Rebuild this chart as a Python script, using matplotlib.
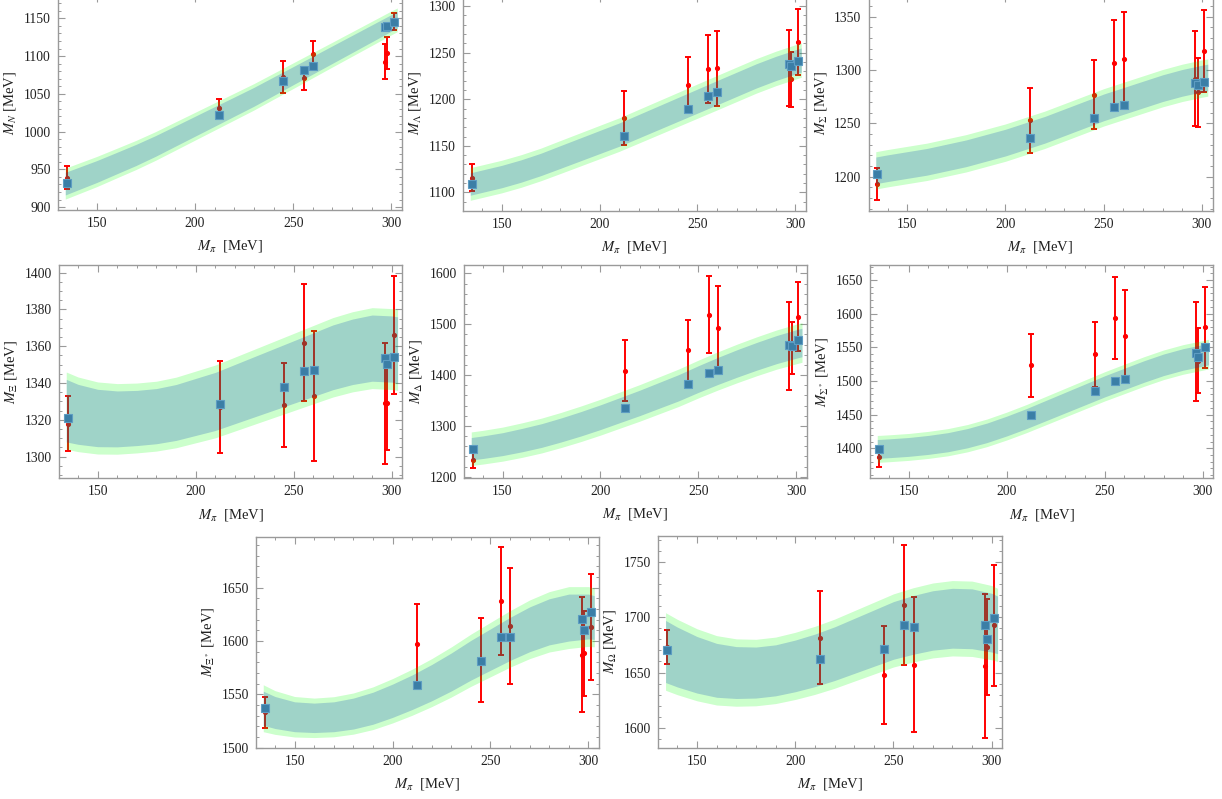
import numpy as np
import matplotlib.pyplot as plt
from matplotlib.ticker import MultipleLocator

plt.rcParams['font.family'] = ['Liberation Serif', 'DejaVu Serif']
plt.rcParams['mathtext.fontset'] = 'stix'

# pion masses of the lattice points (MeV)
mpi = [134.7, 212.5, 245.0, 255.3, 260.2, 296.6, 297.8, 301.2]

# lattice masses (red, with errors) and fitted values (blue squares)
N_lat = [939, 1031, 1072, 1070.5, 1103, 1092.5, 1104.5, 1146]
N_err = [15, 12, 21.5, 15, 17.5, 23.5, 21, 11.5]
N_fit = [931.5, 1022, 1066.5, 1081, 1087.5, 1139, 1140, 1145]

L_lat = [1116, 1179.5, 1215.5, 1232, 1233, 1233.5, 1221.5, 1261.5]
L_err = [15, 29, 29.5, 36.5, 40, 40.5, 29.5, 35.5]
L_fit = [1109.5, 1161, 1189.5, 1203, 1207.5, 1237.5, 1236, 1241.5]

S_lat = [1193, 1253, 1277, 1307, 1310.5, 1292, 1279, 1318]
S_err = [15, 30.5, 32.5, 40, 43.5, 44.5, 32, 38.5]
S_fit = [1203, 1236, 1255.5, 1265, 1267.5, 1287.5, 1286, 1289]

X_lat = [1318, 1327, 1328, 1362, 1333, 1329, 1329, 1366]
X_err = [15, 25, 23, 32, 35.5, 33, 25.5, 32]
X_fit = [1321, 1328.5, 1338, 1346.5, 1347, 1353.5, 1350.5, 1354]

D_lat = [1232.5, 1408.5, 1449, 1519, 1493, 1457, 1453, 1515]
D_err = [14.5, 60, 60, 75.5, 83, 86, 52, 67]
D_fit = [1254, 1335.5, 1381.5, 1404.5, 1410.5, 1460, 1457, 1468]

SS_lat = [1386.5, 1523, 1539.5, 1594, 1567.5, 1544, 1530, 1580]
SS_err = [15, 46.5, 48, 61, 67, 73.5, 48, 60]
SS_fit = [1399.5, 1449, 1484.5, 1500, 1503, 1542, 1535, 1551]

XS_lat = [1533, 1597, 1582, 1637.5, 1614, 1587, 1588.5, 1613]
XS_err = [14.5, 38, 39.5, 50.5, 54, 54, 40, 50]
XS_fit = [1537.5, 1559, 1581, 1603.5, 1603.5, 1620.5, 1610, 1627.5]

O_lat = [1673, 1681.5, 1648, 1711, 1657, 1656, 1673, 1692.5]
O_err = [15, 42, 44, 54, 61, 65, 43.5, 54.5]
O_fit = [1670, 1662, 1671.5, 1692.5, 1691, 1692.5, 1680.5, 1699]

# bands: centre, inner and outer half widths
nodes = [134, 140, 150, 160, 170, 180, 190, 200, 210, 220, 230, 240, 250, 260, 270, 280, 290, 300, 303]

N_c = [931, 937, 947, 958, 969, 981, 994, 1007, 1020, 1033, 1046, 1060, 1074, 1088, 1102, 1116, 1130, 1144, 1148]
N_in = [15, 14.8, 14.5, 14.2, 14, 13.7, 13.4, 13.2, 13, 12.7, 12.5, 12.3, 12, 11.8, 11.6, 11.4, 11.2, 11, 11]
N_out = [20.5, 20.3, 20, 19.6, 19.3, 19, 18.7, 18.4, 18.1, 17.8, 17.5, 17.2, 17, 16.7, 16.4, 16.2, 16, 15.8, 15.7]

L_c = [1109, 1112, 1117, 1123, 1130, 1138, 1146, 1154, 1162, 1171, 1180, 1189, 1198, 1207, 1216, 1225, 1233, 1240, 1242]
L_in = [12, 12, 12, 12, 12, 12.2, 12.3, 12.4, 12.5, 12.6, 12.7, 12.8, 12.9, 13, 13, 13, 13, 13, 13]
L_out = [17.5, 17.5, 17.5, 17.5, 17.5, 17.7, 17.8, 17.9, 18, 18.1, 18.2, 18.3, 18.4, 18.5, 18.5, 18.5, 18.5, 18.5, 18.5]

S_c = [1206, 1208, 1211, 1214, 1218, 1222, 1227, 1232, 1238, 1244, 1251, 1258, 1265, 1271, 1277, 1283, 1288, 1292, 1293]
S_in = [12.5, 12.5, 12.5, 12.5, 12.5, 12.5, 12.5, 12.5, 12.5, 12.5, 12.5, 12.5, 12.5, 12.5, 12.5, 12.5, 12.5, 12.5, 12.5]
S_out = [17.5, 17.5, 17.5, 17.5, 17.5, 17.5, 17.5, 17.5, 17.5, 17.5, 17.5, 17.5, 17.5, 17.5, 17.5, 17.5, 17.5, 17.5, 17.5]

X_c = [1325, 1323, 1321, 1320.5, 1321, 1322, 1324, 1327, 1330, 1334, 1338, 1342, 1346, 1350, 1354, 1357, 1359, 1358.5, 1358]
X_in = [17, 16.3, 15.6, 15.2, 15, 15, 15.2, 15.5, 15.8, 16.1, 16.4, 16.7, 17, 17.3, 17.6, 17.8, 18, 18, 18]
X_out = [21, 20.3, 19.6, 19.2, 19, 19, 19.2, 19.5, 19.8, 20.1, 20.4, 20.7, 21, 21.3, 21.6, 21.8, 22, 22, 22]

D_c = [1255, 1258, 1264, 1272, 1281, 1292, 1304, 1317, 1331, 1345, 1360, 1375, 1392, 1408, 1423, 1437, 1450, 1461, 1464]
D_in = [22, 22.2, 22.5, 23, 23.3, 23.6, 24, 24.3, 24.6, 25, 25.4, 25.8, 26.2, 26.6, 27, 27.3, 27.6, 28, 28]
D_out = [33, 33.2, 33.5, 34, 34.3, 34.6, 35, 35.3, 35.6, 36, 36.4, 36.8, 37.2, 37.6, 38, 38.3, 38.6, 39, 39]

SS_c = [1399, 1400, 1402, 1405, 1409, 1415, 1423, 1433, 1444, 1456, 1468, 1480, 1492, 1503, 1514, 1524, 1532, 1538, 1540]
SS_in = [14, 14, 14, 14.1, 14.2, 14.3, 14.5, 14.7, 14.9, 15.1, 15.3, 15.5, 15.7, 15.9, 16, 16, 16, 16, 16]
SS_out = [20, 20, 20, 20.1, 20.2, 20.3, 20.5, 20.7, 20.9, 21.1, 21.3, 21.5, 21.7, 21.9, 22, 22, 22, 22, 22]

XS_c = [1537, 1533, 1529, 1528, 1529, 1532, 1537, 1544, 1552, 1561, 1571, 1582, 1592, 1602, 1611, 1618, 1622, 1623, 1622]
XS_in = [16, 15, 14, 13.8, 14, 14.5, 15, 15.6, 16.2, 17, 17.8, 18.6, 19.4, 20.2, 21, 21.6, 22, 21, 20.5]
XS_out = [22, 20.5, 19, 18.5, 18.8, 19.3, 20, 20.8, 21.6, 22.5, 23.5, 24.5, 25.5, 26.5, 27.5, 28.3, 29, 28, 27.5]

O_c = [1669, 1664, 1657, 1652, 1650, 1650, 1652, 1656, 1661, 1667, 1674, 1681, 1688, 1693, 1697, 1699, 1698.5, 1695, 1693]
O_in = [28, 27, 25.5, 24.3, 23.4, 23, 23, 23.3, 23.7, 24.2, 24.8, 25.4, 26, 26.5, 26.8, 27, 27, 26.5, 26]
O_out = [35, 34, 32.5, 31.3, 30.4, 30, 30, 30.3, 30.7, 31.2, 31.8, 32.4, 33, 33.5, 33.8, 34, 34, 33.5, 33]

labels = [r'$M_N$', r'$M_\Lambda$', r'$M_\Sigma$', r'$M_\Xi$', r'$M_\Delta$',
          r'$M_{\Sigma^*}$', r'$M_{\Xi^*}$', r'$M_\Omega$']

W, H = 1222, 799
fig = plt.figure(figsize=(W / 100, H / 100), dpi=100)


def box(l, r, t, b):
    return [l / W, 1 - b / H, (r - l) / W, (b - t) / H]


# pixel boxes of the 8 frames (top row runs off the top of the picture)
boxes = [box(58, 402, -5, 210), box(463, 806, -5, 210.7), box(868.5, 1212.5, -5, 210.7),
         box(59, 402.3, 265, 478.3), box(464, 806.7, 265, 478), box(870, 1213.3, 265, 478.3),
         box(256, 599, 536.7, 747.7), box(658.3, 1002.3, 536, 747.7)]
ylims = [(896.1, 1180.9), (1080.4, 1311.8), (1168.2, 1370.3), (1288.2, 1404.2),
         (1197.4, 1616.4), (1355.4, 1672.3), (1500, 1697.8), (1582.2, 1773.2)]
ysteps = [(50, 10), (50, 10), (50, 10), (20, 5), (100, 20), (50, 10), (50, 10), (50, 10)]

lat = [N_lat, L_lat, S_lat, X_lat, D_lat, SS_lat, XS_lat, O_lat]
err = [N_err, L_err, S_err, X_err, D_err, SS_err, XS_err, O_err]
fit = [N_fit, L_fit, S_fit, X_fit, D_fit, SS_fit, XS_fit, O_fit]
cen = [N_c, L_c, S_c, X_c, D_c, SS_c, XS_c, O_c]
inn = [N_in, L_in, S_in, X_in, D_in, SS_in, XS_in, O_in]
out = [N_out, L_out, S_out, X_out, D_out, SS_out, XS_out, O_out]

frame = '#9a9a9a'
for i in range(8):
    ax = fig.add_axes(boxes[i])
    c = np.array(cen[i])
    ax.errorbar(mpi, lat[i], yerr=err[i], fmt='o', color='red', ms=2.7, lw=1.4,
                capsize=2.2, capthick=1.4, zorder=2)
    ax.fill_between(nodes, c - np.array(out[i]), c + np.array(out[i]),
                    color=(0, 1, 0), alpha=0.2, lw=0, zorder=3)
    ax.fill_between(nodes, c - np.array(inn[i]), c + np.array(inn[i]),
                    color=(0, 0.22, 0.73), alpha=0.22, lw=0, zorder=3)
    ax.plot(mpi, fit[i], 's', color='#3b7ea6', mec='#5d9cc2', mew=0.8, ms=5.4, zorder=4)

    ax.set_xlim(130.3, 305.4)
    ax.set_ylim(*ylims[i])
    ax.xaxis.set_major_locator(MultipleLocator(50))
    ax.xaxis.set_minor_locator(MultipleLocator(10))
    ax.yaxis.set_major_locator(MultipleLocator(ysteps[i][0]))
    ax.yaxis.set_minor_locator(MultipleLocator(ysteps[i][1]))
    ax.tick_params(which='both', direction='in', top=True, right=True, color=frame,
                   labelsize=9.8, labelcolor='#222222', pad=5)
    ax.tick_params(which='major', length=5, width=0.8)
    ax.tick_params(which='minor', length=2.5, width=0.7)
    for s in ax.spines.values():
        s.set_color(frame)
        s.set_linewidth(1.0)
    ax.set_xlabel(r'$M_\pi$  [MeV]', fontsize=10.5, color='#222222', labelpad=6)
    ax.set_ylabel(labels[i] + ' [MeV]', fontsize=10.5, color='#222222', labelpad=4)

fig.savefig('out.png', dpi=100)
━━━━━━━━
Task to complete.
Write out again exactly the lines from the start of the data above through the line containing "D_fit = [1254, 1335.5, 1381.5, 1404.5, 1410.5, 1460, 1457, 1468]", inclusive, excluding any pictures.

Exercise answer.
Rebuild this chart as a Python script, using matplotlib.
import numpy as np
import matplotlib.pyplot as plt
from matplotlib.ticker import MultipleLocator

plt.rcParams['font.family'] = ['Liberation Serif', 'DejaVu Serif']
plt.rcParams['mathtext.fontset'] = 'stix'

# pion masses of the lattice points (MeV)
mpi = [134.7, 212.5, 245.0, 255.3, 260.2, 296.6, 297.8, 301.2]

# lattice masses (red, with errors) and fitted values (blue squares)
N_lat = [939, 1031, 1072, 1070.5, 1103, 1092.5, 1104.5, 1146]
N_err = [15, 12, 21.5, 15, 17.5, 23.5, 21, 11.5]
N_fit = [931.5, 1022, 1066.5, 1081, 1087.5, 1139, 1140, 1145]

L_lat = [1116, 1179.5, 1215.5, 1232, 1233, 1233.5, 1221.5, 1261.5]
L_err = [15, 29, 29.5, 36.5, 40, 40.5, 29.5, 35.5]
L_fit = [1109.5, 1161, 1189.5, 1203, 1207.5, 1237.5, 1236, 1241.5]

S_lat = [1193, 1253, 1277, 1307, 1310.5, 1292, 1279, 1318]
S_err = [15, 30.5, 32.5, 40, 43.5, 44.5, 32, 38.5]
S_fit = [1203, 1236, 1255.5, 1265, 1267.5, 1287.5, 1286, 1289]

X_lat = [1318, 1327, 1328, 1362, 1333, 1329, 1329, 1366]
X_err = [15, 25, 23, 32, 35.5, 33, 25.5, 32]
X_fit = [1321, 1328.5, 1338, 1346.5, 1347, 1353.5, 1350.5, 1354]

D_lat = [1232.5, 1408.5, 1449, 1519, 1493, 1457, 1453, 1515]
D_err = [14.5, 60, 60, 75.5, 83, 86, 52, 67]
D_fit = [1254, 1335.5, 1381.5, 1404.5, 1410.5, 1460, 1457, 1468]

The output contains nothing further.